• _Instructions to follow_
Copy out the listing that follows, exactly, without its pictures.

• _Dataset section_
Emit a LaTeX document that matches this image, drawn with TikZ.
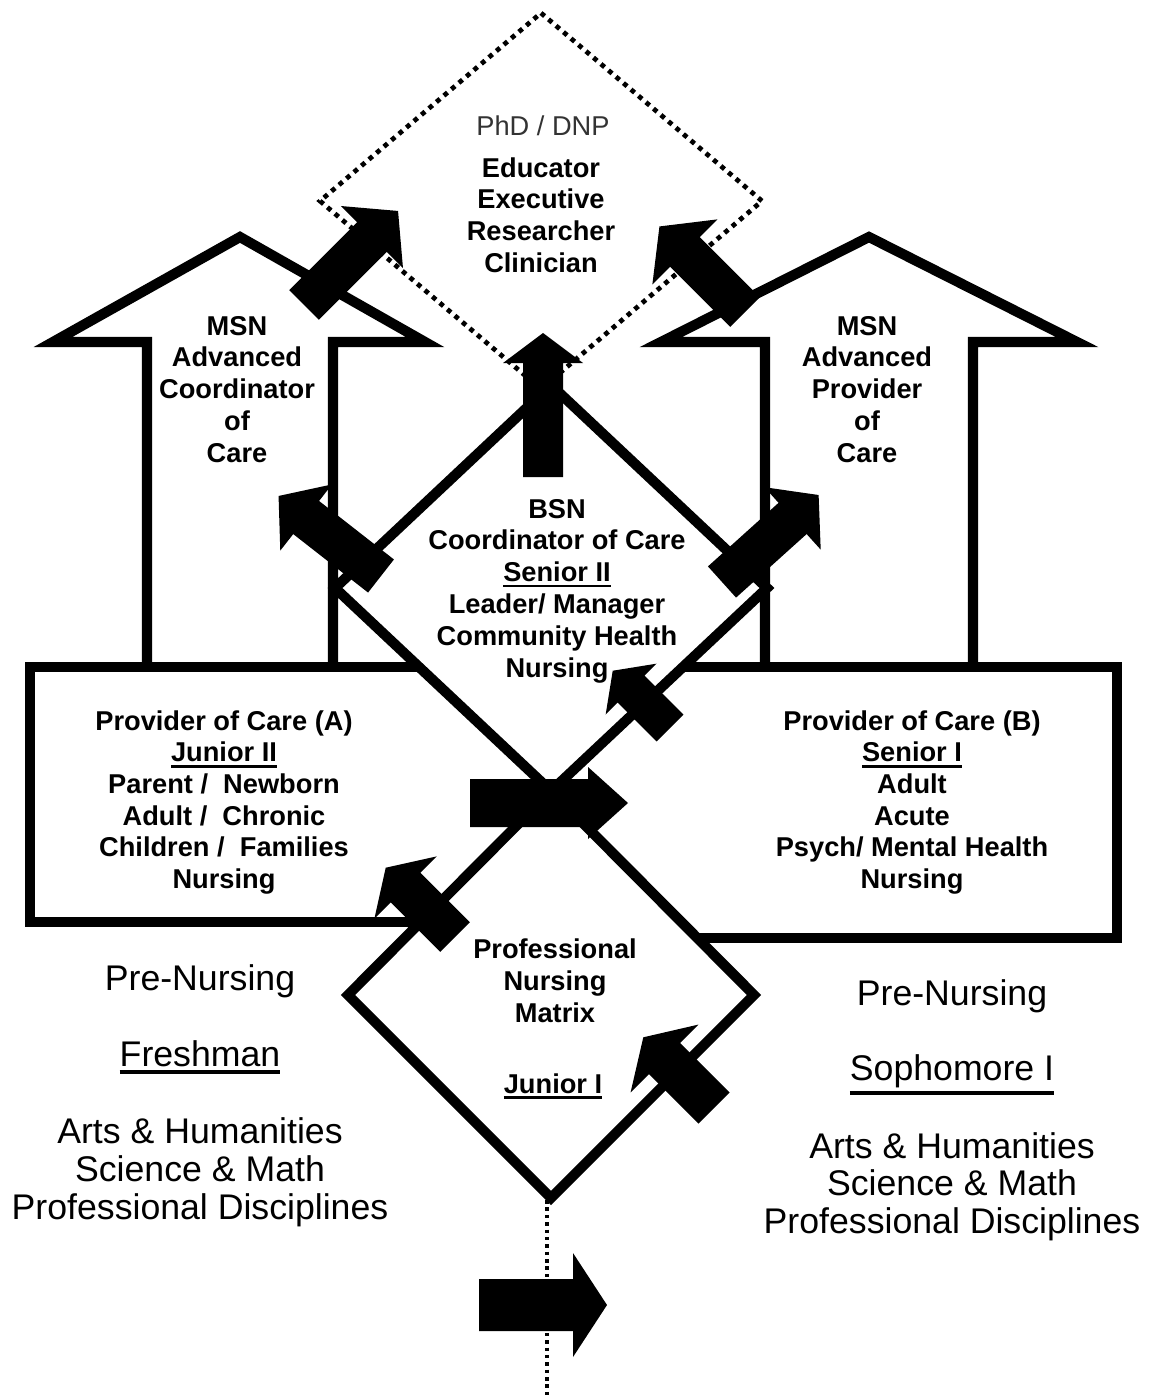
\documentclass[tikz,border=0pt]{standalone}
\usepackage{fontspec}
\setmainfont{Liberation Sans}
\newfontfamily\lblfam{Liberation Sans}
\newcommand\lblfont{\lblfam\bfseries\fontsize{15.5pt}{18pt}\selectfont}
\newcommand\phdfont{\lblfam\fontsize{15.5pt}{18pt}\selectfont}
\newcommand\bigfont{\lblfam\fontsize{20.3pt}{22pt}\selectfont}
\newcommand\uln[1]{\vtop{\hbox{#1}\kern1.6pt\hrule height 1.6pt}}
\newcommand\ulnbig[1]{\vtop{\hbox{#1}\kern2.2pt\hrule height 2pt}}
\newcommand\blkarrow[7]{\fill[shift={(#1,#2)},rotate=#3] (0,-#5) -- (#4,-#5) -- (#4,-#7) -- (#4+#6,0) -- (#4,#7) -- (#4,#5) -- (0,#5) -- cycle;}
\begin{document}
\begin{tikzpicture}[x=0.02cm,y=-0.02cm,
  outline/.style={line width=5.8pt, line join=miter},
  dotline/.style={line width=2.7pt, dash pattern=on 2.7pt off 2.9pt},
  vdots/.style={line width=2pt, dash pattern=on 2pt off 2.2pt},
  lbl/.style={font=\lblfont, inner sep=0pt, anchor=base},
  phd/.style={font=\phdfont, inner sep=0pt, anchor=base, text=black!80},
  big/.style={font=\bigfont, inner sep=0pt, anchor=base}]
\useasboundingbox (0,0) rectangle (1156,1399);
\fill[white] (0,0) rectangle (1156,1399);

% provider of care boxes (one outline)
\draw[outline] (430,922) -- (30,922) -- (30,667) -- (1117,667) -- (1117,938) -- (690,938);

% BSN diamond
\filldraw[outline, fill=white] (551,385) -- (767,588) -- (551,791) -- (335,588) -- cycle;
% Professional Nursing Matrix diamond
\filldraw[outline, fill=white] (551,791) -- (754,995) -- (551,1198) -- (348,995) -- cycle;

% MSN houses
\draw[outline] (147,667) -- (147,342) -- (53,342) -- (240,237) -- (425,342) -- (333,342) -- (333,667);
\draw[outline] (765,667) -- (765,342) -- (661,342) -- (869,237) -- (1077,342) -- (973,342) -- (973,667);

% PhD / DNP dotted diamond
\draw[dotline] (541,13) -- (762,201) -- (541,389) -- (320,201) -- cycle;
% dotted vertical line
\coordinate (pnmbottom) at (547,1200);
\coordinate (pageend) at (547,1399);
\draw[vdots] (pnmbottom) -- (pageend);

% block arrows
\blkarrow{304}{305}{45}{96}{21}{37}{44}
\blkarrow{745}{312}{135}{85}{21}{36}{46}
\blkarrow{543}{477}{90}{114}{20}{30}{40}
\blkarrow{381}{576}{142}{95}{21}{35}{42}
\blkarrow{722}{582}{42}{95}{21}{35}{42}
\blkarrow{470}{803}{0}{118}{24}{40}{36}
\blkarrow{670}{728}{135}{55}{19}{26}{36}
\blkarrow{455}{937}{135}{70}{21}{28}{44}
\blkarrow{714}{1108}{135}{70}{22}{30}{48}
\blkarrow{479}{1305}{0}{94}{26}{34}{52}

% texts
\node[phd] (phdtitle) at (543,135) {PhD / DNP};
\foreach \t [count=\i from 0] in {Educator,Executive,Researcher,Clinician}
  \node[lbl] (role\i) at (541,177+31.7*\i) {\t};
\foreach \t [count=\i from 0] in {MSN,Advanced,Coordinator,of,Care}
  \node[lbl] (msna\i) at (237,335+31.8*\i) {\t};
\foreach \t [count=\i from 0] in {MSN,Advanced,Provider,of,Care}
  \node[lbl] (msnb\i) at (867,335+31.8*\i) {\t};
\foreach \t [count=\i from 0] in {BSN,Coordinator of Care,{\uln{Senior II}},Leader/ Manager,Community Health,Nursing}
  \node[lbl] (bsn\i) at (557,518+31.8*\i) {\t};
\foreach \t [count=\i from 0] in {Provider of Care (A),{\uln{Junior II}},Parent /~ Newborn,Adult /~ Chronic,Children /~ Families,Nursing}
  \node[lbl] (pca\i) at (224,730+31.7*\i) {\t};
\foreach \t [count=\i from 0] in {Provider of Care (B),{\uln{Senior I}},Adult,Acute,Psych/ Mental Health,Nursing}
  \node[lbl] (pcb\i) at (912,730+31.7*\i) {\t};
\node[lbl] (pnm0) at (555,958) {Professional};
\node[lbl] (pnm1) at (555,990) {Nursing};
\node[lbl] (pnm2) at (555,1022) {Matrix};
\node[lbl] (pnm3) at (553,1093) {\uln{Junior I}};

\node[big] (fa) at (200,990) {Pre-Nursing};
\node[big] (fb) at (200,1066) {\ulnbig{Freshman}};
\node[big] (fc) at (200,1143) {Arts \& Humanities};
\node[big] (fd) at (200,1181) {Science \& Math};
\node[big] (fe) at (200,1219) {Professional Disciplines};

\node[big] (sa) at (952,1005) {Pre-Nursing};
\node[big] (sb) at (952,1080) {\ulnbig{Sophomore I}};
\node[big] (sc) at (952,1158) {Arts \& Humanities};
\node[big] (sd) at (952,1195) {Science \& Math};
\node[big] (se) at (952,1233) {Professional Disciplines};
\end{tikzpicture}
\end{document}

• _Result for this task_
Emit a LaTeX document that matches this image, drawn with TikZ.
\documentclass[tikz,border=0pt]{standalone}
\usepackage{fontspec}
\setmainfont{Liberation Sans}
\newfontfamily\lblfam{Liberation Sans}
\newcommand\lblfont{\lblfam\bfseries\fontsize{15.5pt}{18pt}\selectfont}
\newcommand\phdfont{\lblfam\fontsize{15.5pt}{18pt}\selectfont}
\newcommand\bigfont{\lblfam\fontsize{20.3pt}{22pt}\selectfont}
\newcommand\uln[1]{\vtop{\hbox{#1}\kern1.6pt\hrule height 1.6pt}}
\newcommand\ulnbig[1]{\vtop{\hbox{#1}\kern2.2pt\hrule height 2pt}}
\newcommand\blkarrow[7]{\fill[shift={(#1,#2)},rotate=#3] (0,-#5) -- (#4,-#5) -- (#4,-#7) -- (#4+#6,0) -- (#4,#7) -- (#4,#5) -- (0,#5) -- cycle;}
\begin{document}
\begin{tikzpicture}[x=0.02cm,y=-0.02cm,
  outline/.style={line width=5.8pt, line join=miter},
  dotline/.style={line width=2.7pt, dash pattern=on 2.7pt off 2.9pt},
  vdots/.style={line width=2pt, dash pattern=on 2pt off 2.2pt},
  lbl/.style={font=\lblfont, inner sep=0pt, anchor=base},
  phd/.style={font=\phdfont, inner sep=0pt, anchor=base, text=black!80},
  big/.style={font=\bigfont, inner sep=0pt, anchor=base}]
\useasboundingbox (0,0) rectangle (1156,1399);
\fill[white] (0,0) rectangle (1156,1399);

% provider of care boxes (one outline)
\draw[outline] (430,922) -- (30,922) -- (30,667) -- (1117,667) -- (1117,938) -- (690,938);

% BSN diamond
\filldraw[outline, fill=white] (551,385) -- (767,588) -- (551,791) -- (335,588) -- cycle;
% Professional Nursing Matrix diamond
\filldraw[outline, fill=white] (551,791) -- (754,995) -- (551,1198) -- (348,995) -- cycle;

% MSN houses
\draw[outline] (147,667) -- (147,342) -- (53,342) -- (240,237) -- (425,342) -- (333,342) -- (333,667);
\draw[outline] (765,667) -- (765,342) -- (661,342) -- (869,237) -- (1077,342) -- (973,342) -- (973,667);

% PhD / DNP dotted diamond
\draw[dotline] (541,13) -- (762,201) -- (541,389) -- (320,201) -- cycle;
% dotted vertical line
\coordinate (pnmbottom) at (547,1200);
\coordinate (pageend) at (547,1399);
\draw[vdots] (pnmbottom) -- (pageend);

% block arrows
\blkarrow{304}{305}{45}{96}{21}{37}{44}
\blkarrow{745}{312}{135}{85}{21}{36}{46}
\blkarrow{543}{477}{90}{114}{20}{30}{40}
\blkarrow{381}{576}{142}{95}{21}{35}{42}
\blkarrow{722}{582}{42}{95}{21}{35}{42}
\blkarrow{470}{803}{0}{118}{24}{40}{36}
\blkarrow{670}{728}{135}{55}{19}{26}{36}
\blkarrow{455}{937}{135}{70}{21}{28}{44}
\blkarrow{714}{1108}{135}{70}{22}{30}{48}
\blkarrow{479}{1305}{0}{94}{26}{34}{52}

% texts
\node[phd] (phdtitle) at (543,135) {PhD / DNP};
\foreach \t [count=\i from 0] in {Educator,Executive,Researcher,Clinician}
  \node[lbl] (role\i) at (541,177+31.7*\i) {\t};
\foreach \t [count=\i from 0] in {MSN,Advanced,Coordinator,of,Care}
  \node[lbl] (msna\i) at (237,335+31.8*\i) {\t};
\foreach \t [count=\i from 0] in {MSN,Advanced,Provider,of,Care}
  \node[lbl] (msnb\i) at (867,335+31.8*\i) {\t};
\foreach \t [count=\i from 0] in {BSN,Coordinator of Care,{\uln{Senior II}},Leader/ Manager,Community Health,Nursing}
  \node[lbl] (bsn\i) at (557,518+31.8*\i) {\t};
\foreach \t [count=\i from 0] in {Provider of Care (A),{\uln{Junior II}},Parent /~ Newborn,Adult /~ Chronic,Children /~ Families,Nursing}
  \node[lbl] (pca\i) at (224,730+31.7*\i) {\t};
\foreach \t [count=\i from 0] in {Provider of Care (B),{\uln{Senior I}},Adult,Acute,Psych/ Mental Health,Nursing}
  \node[lbl] (pcb\i) at (912,730+31.7*\i) {\t};
\node[lbl] (pnm0) at (555,958) {Professional};
\node[lbl] (pnm1) at (555,990) {Nursing};
\node[lbl] (pnm2) at (555,1022) {Matrix};
\node[lbl] (pnm3) at (553,1093) {\uln{Junior I}};

\node[big] (fa) at (200,990) {Pre-Nursing};
\node[big] (fb) at (200,1066) {\ulnbig{Freshman}};
\node[big] (fc) at (200,1143) {Arts \& Humanities};
\node[big] (fd) at (200,1181) {Science \& Math};
\node[big] (fe) at (200,1219) {Professional Disciplines};

\node[big] (sa) at (952,1005) {Pre-Nursing};
\node[big] (sb) at (952,1080) {\ulnbig{Sophomore I}};
\node[big] (sc) at (952,1158) {Arts \& Humanities};
\node[big] (sd) at (952,1195) {Science \& Math};
\node[big] (se) at (952,1233) {Professional Disciplines};
\end{tikzpicture}
\end{document}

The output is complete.